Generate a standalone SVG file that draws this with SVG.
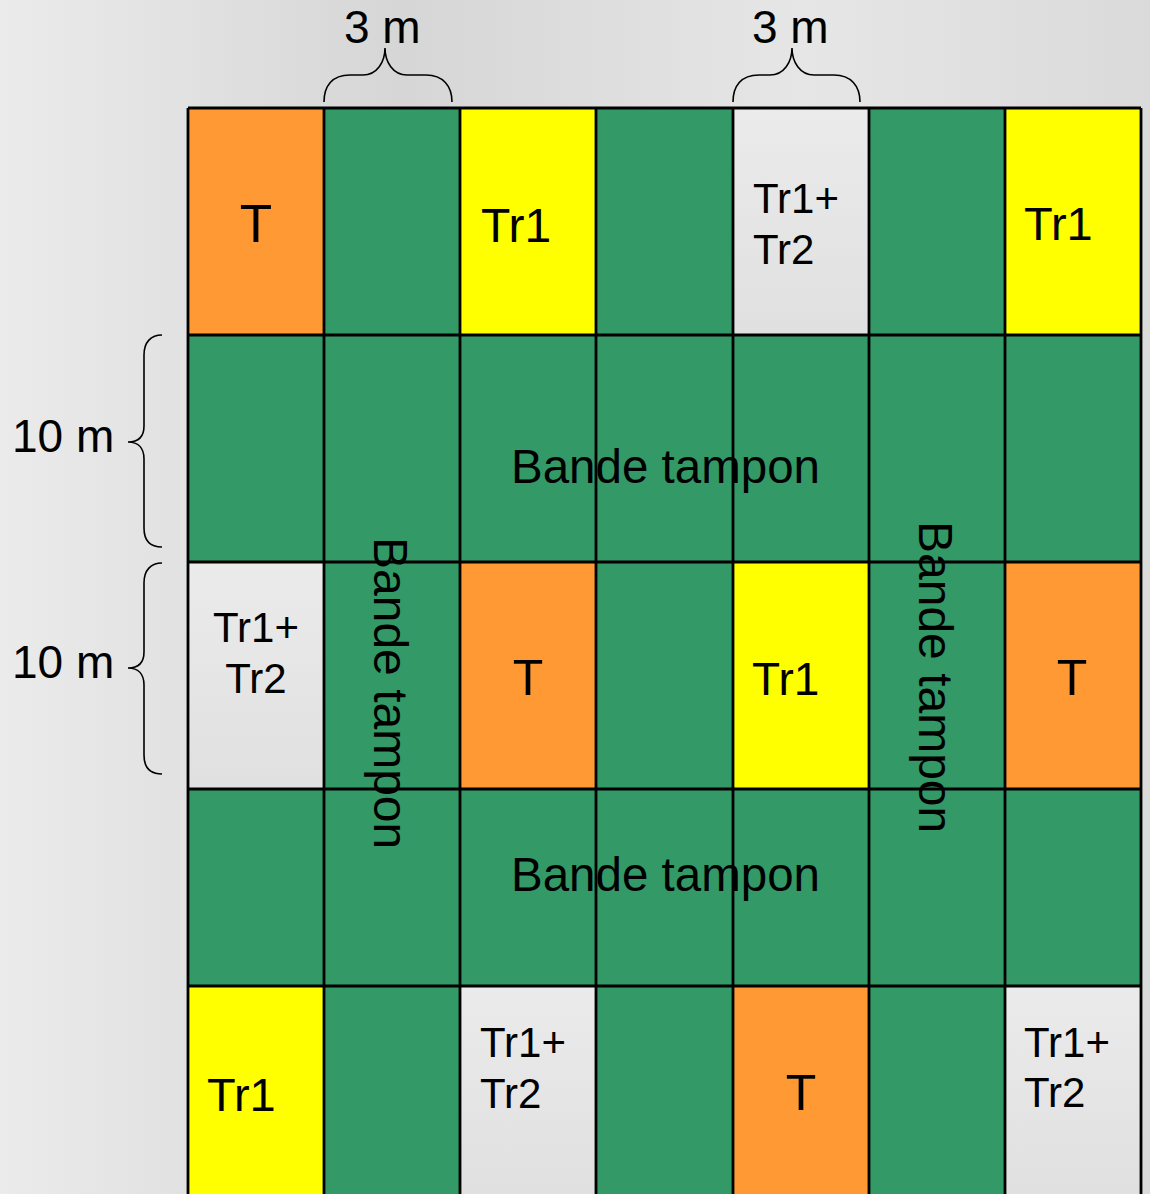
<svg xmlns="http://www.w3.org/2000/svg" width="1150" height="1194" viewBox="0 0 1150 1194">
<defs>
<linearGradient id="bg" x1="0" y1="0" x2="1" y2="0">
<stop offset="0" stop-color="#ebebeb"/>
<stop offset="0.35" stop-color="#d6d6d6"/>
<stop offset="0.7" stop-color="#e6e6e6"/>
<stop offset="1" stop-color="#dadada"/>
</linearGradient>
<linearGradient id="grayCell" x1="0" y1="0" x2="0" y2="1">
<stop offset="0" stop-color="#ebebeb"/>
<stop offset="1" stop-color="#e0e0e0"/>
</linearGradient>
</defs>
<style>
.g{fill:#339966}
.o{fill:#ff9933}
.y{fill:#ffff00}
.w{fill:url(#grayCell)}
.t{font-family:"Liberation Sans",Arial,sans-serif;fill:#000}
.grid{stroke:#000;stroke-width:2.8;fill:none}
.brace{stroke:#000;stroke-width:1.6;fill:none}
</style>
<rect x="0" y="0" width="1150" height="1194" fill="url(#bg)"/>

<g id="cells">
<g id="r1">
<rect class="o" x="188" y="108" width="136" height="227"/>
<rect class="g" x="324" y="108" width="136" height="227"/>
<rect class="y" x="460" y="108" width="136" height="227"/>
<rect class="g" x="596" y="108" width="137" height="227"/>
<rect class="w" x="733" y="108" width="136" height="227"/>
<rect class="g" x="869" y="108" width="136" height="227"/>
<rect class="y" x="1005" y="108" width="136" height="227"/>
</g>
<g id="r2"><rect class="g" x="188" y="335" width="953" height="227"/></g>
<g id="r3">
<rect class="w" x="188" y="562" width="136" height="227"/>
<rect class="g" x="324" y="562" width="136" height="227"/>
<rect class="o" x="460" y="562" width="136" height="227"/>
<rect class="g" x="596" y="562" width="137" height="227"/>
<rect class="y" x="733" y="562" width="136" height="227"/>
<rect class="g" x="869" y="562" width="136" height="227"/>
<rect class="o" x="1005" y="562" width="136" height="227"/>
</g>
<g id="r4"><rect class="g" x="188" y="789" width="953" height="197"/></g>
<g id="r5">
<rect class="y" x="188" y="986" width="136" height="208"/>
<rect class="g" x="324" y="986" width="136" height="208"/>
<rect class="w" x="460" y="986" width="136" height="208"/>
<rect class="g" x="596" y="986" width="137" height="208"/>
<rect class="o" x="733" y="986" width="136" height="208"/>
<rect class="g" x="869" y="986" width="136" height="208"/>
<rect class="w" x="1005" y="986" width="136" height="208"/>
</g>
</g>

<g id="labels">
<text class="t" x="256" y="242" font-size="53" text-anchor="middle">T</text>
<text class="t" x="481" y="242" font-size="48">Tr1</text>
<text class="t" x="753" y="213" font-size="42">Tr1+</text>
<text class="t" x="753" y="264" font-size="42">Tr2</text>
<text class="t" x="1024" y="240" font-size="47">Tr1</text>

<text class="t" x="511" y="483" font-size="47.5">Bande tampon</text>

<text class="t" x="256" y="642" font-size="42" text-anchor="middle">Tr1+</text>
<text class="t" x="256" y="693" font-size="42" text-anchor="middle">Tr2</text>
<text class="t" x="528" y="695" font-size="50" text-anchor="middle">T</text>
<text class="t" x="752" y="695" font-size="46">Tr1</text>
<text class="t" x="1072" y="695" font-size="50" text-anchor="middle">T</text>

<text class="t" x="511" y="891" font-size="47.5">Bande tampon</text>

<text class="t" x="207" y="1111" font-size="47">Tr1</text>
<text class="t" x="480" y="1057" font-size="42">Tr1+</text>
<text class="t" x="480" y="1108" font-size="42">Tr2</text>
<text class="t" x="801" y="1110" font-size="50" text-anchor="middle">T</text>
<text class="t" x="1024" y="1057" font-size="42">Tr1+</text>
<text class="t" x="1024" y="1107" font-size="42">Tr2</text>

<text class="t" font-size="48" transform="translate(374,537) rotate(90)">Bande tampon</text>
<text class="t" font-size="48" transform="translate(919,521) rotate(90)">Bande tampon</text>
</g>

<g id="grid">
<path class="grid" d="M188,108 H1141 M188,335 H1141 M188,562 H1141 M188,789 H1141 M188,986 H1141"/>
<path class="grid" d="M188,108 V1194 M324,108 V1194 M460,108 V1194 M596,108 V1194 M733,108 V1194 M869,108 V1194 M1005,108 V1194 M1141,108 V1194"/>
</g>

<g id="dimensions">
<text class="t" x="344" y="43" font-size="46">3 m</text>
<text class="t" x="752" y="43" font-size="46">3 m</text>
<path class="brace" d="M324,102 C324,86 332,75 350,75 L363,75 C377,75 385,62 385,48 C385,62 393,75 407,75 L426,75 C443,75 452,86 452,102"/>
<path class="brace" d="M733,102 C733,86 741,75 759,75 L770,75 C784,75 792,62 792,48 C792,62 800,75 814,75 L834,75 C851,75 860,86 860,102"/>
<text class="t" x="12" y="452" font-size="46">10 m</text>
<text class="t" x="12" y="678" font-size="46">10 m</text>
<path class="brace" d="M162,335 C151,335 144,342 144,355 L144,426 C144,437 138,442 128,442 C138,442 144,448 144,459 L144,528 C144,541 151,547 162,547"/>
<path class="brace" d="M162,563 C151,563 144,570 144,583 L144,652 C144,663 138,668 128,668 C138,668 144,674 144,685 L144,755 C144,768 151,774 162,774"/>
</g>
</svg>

● ● ●

• **Goal**:
Repeat the material above word for word and skip every image in it.

• **Solved exercise**:
Generate a standalone SVG file that draws this with SVG.
<svg xmlns="http://www.w3.org/2000/svg" width="1150" height="1194" viewBox="0 0 1150 1194">
<defs>
<linearGradient id="bg" x1="0" y1="0" x2="1" y2="0">
<stop offset="0" stop-color="#ebebeb"/>
<stop offset="0.35" stop-color="#d6d6d6"/>
<stop offset="0.7" stop-color="#e6e6e6"/>
<stop offset="1" stop-color="#dadada"/>
</linearGradient>
<linearGradient id="grayCell" x1="0" y1="0" x2="0" y2="1">
<stop offset="0" stop-color="#ebebeb"/>
<stop offset="1" stop-color="#e0e0e0"/>
</linearGradient>
</defs>
<style>
.g{fill:#339966}
.o{fill:#ff9933}
.y{fill:#ffff00}
.w{fill:url(#grayCell)}
.t{font-family:"Liberation Sans",Arial,sans-serif;fill:#000}
.grid{stroke:#000;stroke-width:2.8;fill:none}
.brace{stroke:#000;stroke-width:1.6;fill:none}
</style>
<rect x="0" y="0" width="1150" height="1194" fill="url(#bg)"/>

<g id="cells">
<g id="r1">
<rect class="o" x="188" y="108" width="136" height="227"/>
<rect class="g" x="324" y="108" width="136" height="227"/>
<rect class="y" x="460" y="108" width="136" height="227"/>
<rect class="g" x="596" y="108" width="137" height="227"/>
<rect class="w" x="733" y="108" width="136" height="227"/>
<rect class="g" x="869" y="108" width="136" height="227"/>
<rect class="y" x="1005" y="108" width="136" height="227"/>
</g>
<g id="r2"><rect class="g" x="188" y="335" width="953" height="227"/></g>
<g id="r3">
<rect class="w" x="188" y="562" width="136" height="227"/>
<rect class="g" x="324" y="562" width="136" height="227"/>
<rect class="o" x="460" y="562" width="136" height="227"/>
<rect class="g" x="596" y="562" width="137" height="227"/>
<rect class="y" x="733" y="562" width="136" height="227"/>
<rect class="g" x="869" y="562" width="136" height="227"/>
<rect class="o" x="1005" y="562" width="136" height="227"/>
</g>
<g id="r4"><rect class="g" x="188" y="789" width="953" height="197"/></g>
<g id="r5">
<rect class="y" x="188" y="986" width="136" height="208"/>
<rect class="g" x="324" y="986" width="136" height="208"/>
<rect class="w" x="460" y="986" width="136" height="208"/>
<rect class="g" x="596" y="986" width="137" height="208"/>
<rect class="o" x="733" y="986" width="136" height="208"/>
<rect class="g" x="869" y="986" width="136" height="208"/>
<rect class="w" x="1005" y="986" width="136" height="208"/>
</g>
</g>

<g id="labels">
<text class="t" x="256" y="242" font-size="53" text-anchor="middle">T</text>
<text class="t" x="481" y="242" font-size="48">Tr1</text>
<text class="t" x="753" y="213" font-size="42">Tr1+</text>
<text class="t" x="753" y="264" font-size="42">Tr2</text>
<text class="t" x="1024" y="240" font-size="47">Tr1</text>

<text class="t" x="511" y="483" font-size="47.5">Bande tampon</text>

<text class="t" x="256" y="642" font-size="42" text-anchor="middle">Tr1+</text>
<text class="t" x="256" y="693" font-size="42" text-anchor="middle">Tr2</text>
<text class="t" x="528" y="695" font-size="50" text-anchor="middle">T</text>
<text class="t" x="752" y="695" font-size="46">Tr1</text>
<text class="t" x="1072" y="695" font-size="50" text-anchor="middle">T</text>

<text class="t" x="511" y="891" font-size="47.5">Bande tampon</text>

<text class="t" x="207" y="1111" font-size="47">Tr1</text>
<text class="t" x="480" y="1057" font-size="42">Tr1+</text>
<text class="t" x="480" y="1108" font-size="42">Tr2</text>
<text class="t" x="801" y="1110" font-size="50" text-anchor="middle">T</text>
<text class="t" x="1024" y="1057" font-size="42">Tr1+</text>
<text class="t" x="1024" y="1107" font-size="42">Tr2</text>

<text class="t" font-size="48" transform="translate(374,537) rotate(90)">Bande tampon</text>
<text class="t" font-size="48" transform="translate(919,521) rotate(90)">Bande tampon</text>
</g>

<g id="grid">
<path class="grid" d="M188,108 H1141 M188,335 H1141 M188,562 H1141 M188,789 H1141 M188,986 H1141"/>
<path class="grid" d="M188,108 V1194 M324,108 V1194 M460,108 V1194 M596,108 V1194 M733,108 V1194 M869,108 V1194 M1005,108 V1194 M1141,108 V1194"/>
</g>

<g id="dimensions">
<text class="t" x="344" y="43" font-size="46">3 m</text>
<text class="t" x="752" y="43" font-size="46">3 m</text>
<path class="brace" d="M324,102 C324,86 332,75 350,75 L363,75 C377,75 385,62 385,48 C385,62 393,75 407,75 L426,75 C443,75 452,86 452,102"/>
<path class="brace" d="M733,102 C733,86 741,75 759,75 L770,75 C784,75 792,62 792,48 C792,62 800,75 814,75 L834,75 C851,75 860,86 860,102"/>
<text class="t" x="12" y="452" font-size="46">10 m</text>
<text class="t" x="12" y="678" font-size="46">10 m</text>
<path class="brace" d="M162,335 C151,335 144,342 144,355 L144,426 C144,437 138,442 128,442 C138,442 144,448 144,459 L144,528 C144,541 151,547 162,547"/>
<path class="brace" d="M162,563 C151,563 144,570 144,583 L144,652 C144,663 138,668 128,668 C138,668 144,674 144,685 L144,755 C144,768 151,774 162,774"/>
</g>
</svg>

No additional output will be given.